John Harnad: Schur Function expansions of Tau functions

Tau functions are a basic ingredient in the modern theory of integrable systems. They were originally introduced by Hirota, in his studies of particular classes of integrable systems, such as the Toda lattice and the sine-Gordon equation, simply as a clever "device" that allowed such nonlinear systems to be recast as bilinear systems for an associated auxiliary object, for which explicit solutions, such as multi-solitons, could be given in an algebraic or exponential form. Subsequently, this was incorporated into the very powerful inverse spectral method (based upon the multiplicative matrix Riemann-Hilbert problem) that is currently viewed as lying at the root of the modern theory. 
   In classical systems, the tau function is viewed as a generating function for the complete set of commuting flows that comprise the integrable system and its invariants. Sato found a remarkable geometrical interpretation of the tau function and the Hirota bilinear relations as defining the Plucker cooridinates, and Plucker relations chacterizing the embedding of a suitably defined infinite dimensional Grassmann manifold into a corresponding projective space, with the flows  simply determined as a standard lift, to this space of the action of an infinite abelian group on an associated Hilbert space. 
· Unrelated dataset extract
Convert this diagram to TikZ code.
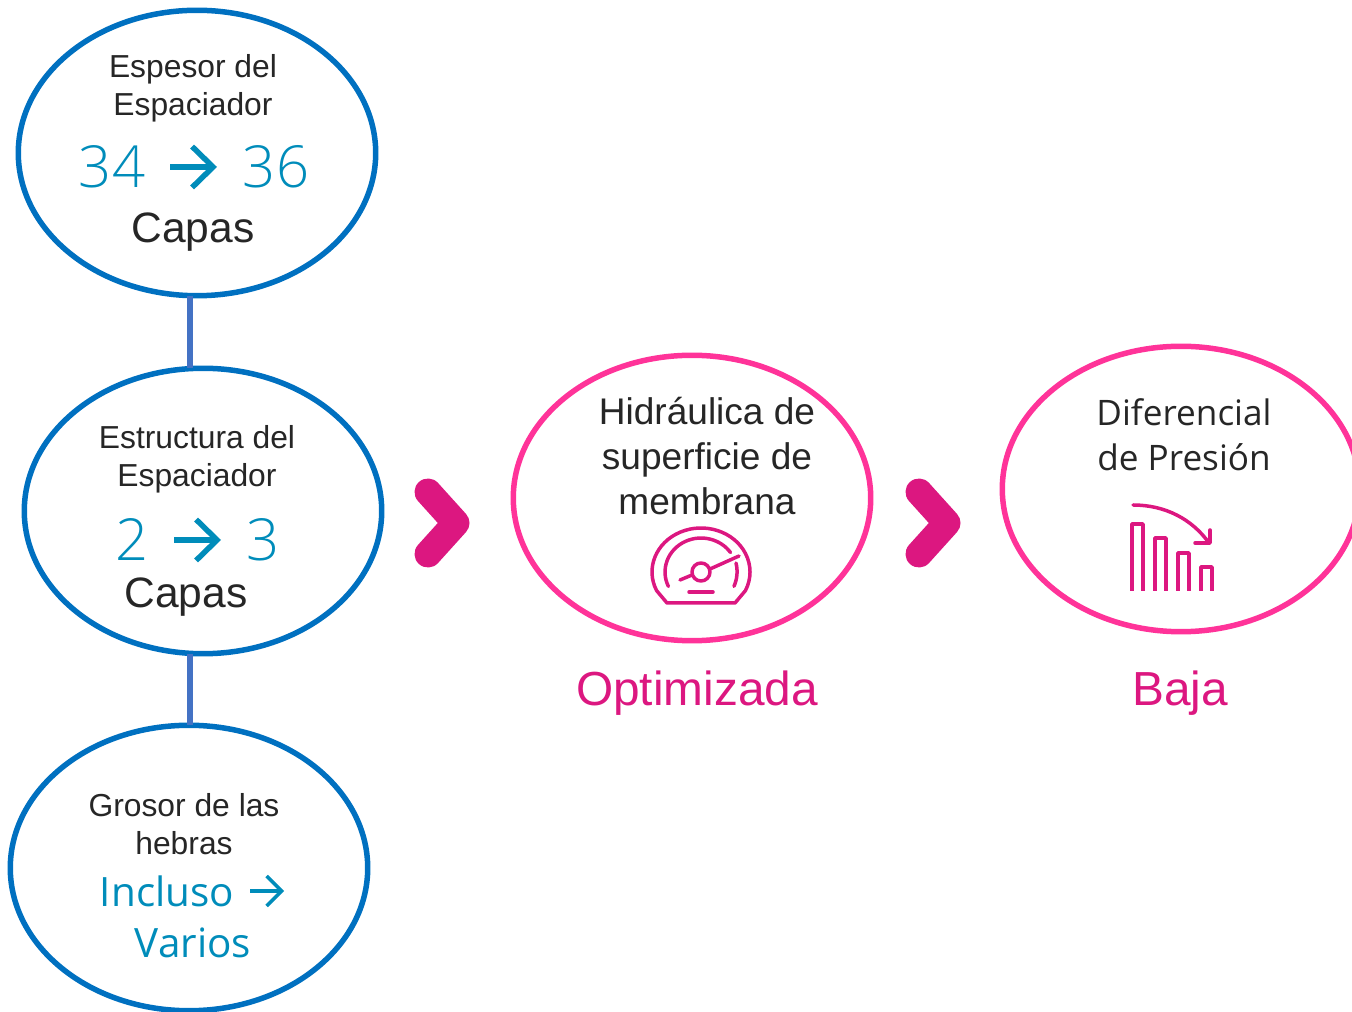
\documentclass[tikz,border=0pt]{standalone}
\usepackage{fontspec}
\setmainfont{Liberation Sans}
\newfontfamily\lightfont{Open Sans Light}
\newfontfamily\plainfont{Open Sans}
\usetikzlibrary{arrows.meta,shapes.geometric}
\definecolor{ringblue}{HTML}{0070C0}
\definecolor{ringpink}{HTML}{FF3399}
\definecolor{darkpink}{HTML}{DC1780}
\definecolor{numblue}{HTML}{008CBA}
\definecolor{linkblue}{HTML}{4472C4}
\definecolor{textgray}{HTML}{262626}

\begin{document}
\begin{tikzpicture}[
x=0.02cm,y=0.02cm,
bluering/.style={ellipse,draw=ringblue,line width=0.11cm,minimum width=7.15cm,minimum height=5.71cm,outer sep=0pt,inner sep=0pt},
pinkring/.style={ellipse,draw=ringpink,line width=0.11cm,minimum width=7.15cm,minimum height=5.71cm,outer sep=0pt,inner sep=0pt},
smalltext/.style={text=textgray,align=center,font=\fontsize{18.1}{21.6}\selectfont},
captext/.style={text=textgray,font=\fontsize{24.2}{28}\selectfont},
midtext/.style={text=textgray,align=center,font=\fontsize{21.1}{25.6}\selectfont},
lighttext/.style={text=textgray,align=center,font=\plainfont\fontsize{20}{25.6}\selectfont},
numtext/.style={text=numblue,inner sep=0pt,font=\lightfont\fontsize{33}{40}\selectfont},
numtextb/.style={text=numblue,align=center,font=\plainfont\fontsize{23}{29.5}\selectfont},
resulttext/.style={text=darkpink,font=\fontsize{27.2}{32}\selectfont},
numarrow/.style={numblue,line width=0.11cm,-{Straight Barb[length=0.42cm,width=0.82cm,line width=0.11cm]}},
link/.style={linkblue,line width=0.12cm},
chevron/.style={darkpink,line width=0.54cm,line cap=round,line join=round},
icon/.style={darkpink,line width=0.07cm,line cap=round,line join=round}
]
    \useasboundingbox (0,0) rectangle (1352,1011);

    % left column
    \node[bluering] (espesor) at (197,858) {};
    \node[bluering] (estructura) at (203,500) {};
    \node[bluering] (grosor) at (189,143) {};
    \draw[link] (espesor.267) -- (espesor.267 |- estructura.north);
    \draw[link] (espesor.267 |- estructura.south) -- (espesor.267 |- grosor.north);

    \node[smalltext] (espesorlabel) at (193,923) {Espesor del\\Espaciador};
    \node[numtext] (n34) at (112,844) {34};
    \node[numtext] (n36) at (276,844) {36};
    \coordinate (a0) at (170,844);
    \coordinate (a1) at (217,844);
    \draw[numarrow] (a0) -- (a1);
    \node[captext] (capasa) at (193,779) {Capas};

    \node[smalltext] (estructuralabel) at (197,552) {Estructura del\\Espaciador};
    \node[numtext] (n2) at (132,471) {2};
    \node[numtext] (n3) at (263,471) {3};
    \coordinate (a2) at (174,471);
    \coordinate (a3) at (221,471);
    \draw[numarrow] (a2) -- (a3);
    \node[captext] (capasb) at (186,414) {Capas};

    \node[smalltext] (grosorlabel) at (184,187) {Grosor de las\\hebras};
    \node[numtextb] (incluso) at (167,120) {Incluso};
    \node[numtextb] (varios) at (193,68) {Varios};
    \coordinate (a4) at (250,120);
    \coordinate (a5) at (284,120);
    \draw[numarrow,line width=0.07cm,-{Straight Barb[length=0.3cm,width=0.6cm,line width=0.07cm]}] (a4) -- (a5);

    % chevrons
    \draw[chevron] (428,519) -- (456,488) -- (428,457);
    \draw[chevron] (919,519) -- (947,488) -- (919,457);

    % right rings
    \node[pinkring] (hidraulica) at (692,513) {};
    \node[pinkring] (diferencial) at (1181,522) {};
    \node[midtext] (hidraulicalabel) at (707,555) {Hidráulica de\\superficie de\\membrana};
    \node[lighttext] (diferenciallabel) at (1184,576) {Diferencial\\de Presión};
    \node[resulttext] (optimizada) at (697,318) {Optimizada};
    \node[resulttext] (baja) at (1180,318) {Baja};

    % gauge
    \begin{scope}[shift={(701,439)}]
        \draw[icon] (-34,-31) -- (-44.4,-18.6) arc[start angle=205,end angle=-25,x radius=49,y radius=44] -- (34,-31) -- cycle;
        \draw[icon] (-32.6,-14.4) arc[start angle=205,end angle=35,x radius=36,y radius=34];
        \draw[icon] (35,9) arc[start angle=14,end angle=-24,radius=36];
        \draw[icon] (0,0) circle (9);
        \draw[icon] (9,3) -- (38,16);
        \draw[icon] (-9,-3) -- (-21,-8);
        \draw[icon] (-12,-20) -- (12,-20);
    \end{scope}

    % falling bars
    \begin{scope}[shift={(1110,420)}]
        \draw[icon,line cap=butt] (22,0) -- (22,67) -- (33,67) -- (33,0);
        \draw[icon,line cap=butt] (45,0) -- (45,53) -- (56,53) -- (56,0);
        \draw[icon,line cap=butt] (68,0) -- (68,38) -- (79,38) -- (79,0);
        \draw[icon,line cap=butt] (91,0) -- (91,24) -- (102,24) -- (102,0);
        \draw[icon] (23,86) .. controls (55,86) and (82,72) .. (99,48);
        \draw[icon] (85,48) -- (100,48) -- (100,61);
    \end{scope}
\end{tikzpicture}
\end{document}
   Thus, elements of the Grassmannian serve to parametrize all possible solutions of integrable hierarchies like the KP (Kadomtsev-Petvishvili) as initial values in a universal phase space under a standard abelian group action.
   The basic "building blocks" for such tau functions are the Schur functions, labelled by integer partitions, which, besides their role as a basis for the symmetric polynomials, are also group characters (for Lie groups, such as U(n)) and character generators (for finite groups, such as S_n)
   All tau functions may be expanded within this basis, with the coefficients in such an expansion identified as the Plucker coordinates of the initial  value.
   The Schur function expansions themselves play a very central role in the applications of the theory of tau functions, which include such diverse things as: matrix model integrals; generating functions for random processes of "exclusion" type; generating functions for topological and algebraic invariants such as Gromov-Witten invariants; Hurwitz numbers, enumerative geometry invariants, etc.
  The construction of such tau functions using, in particular, the very naturally associated fermionic operatorial methods, as well as their character expansions, interpretation and applications will form the content of this survey talk.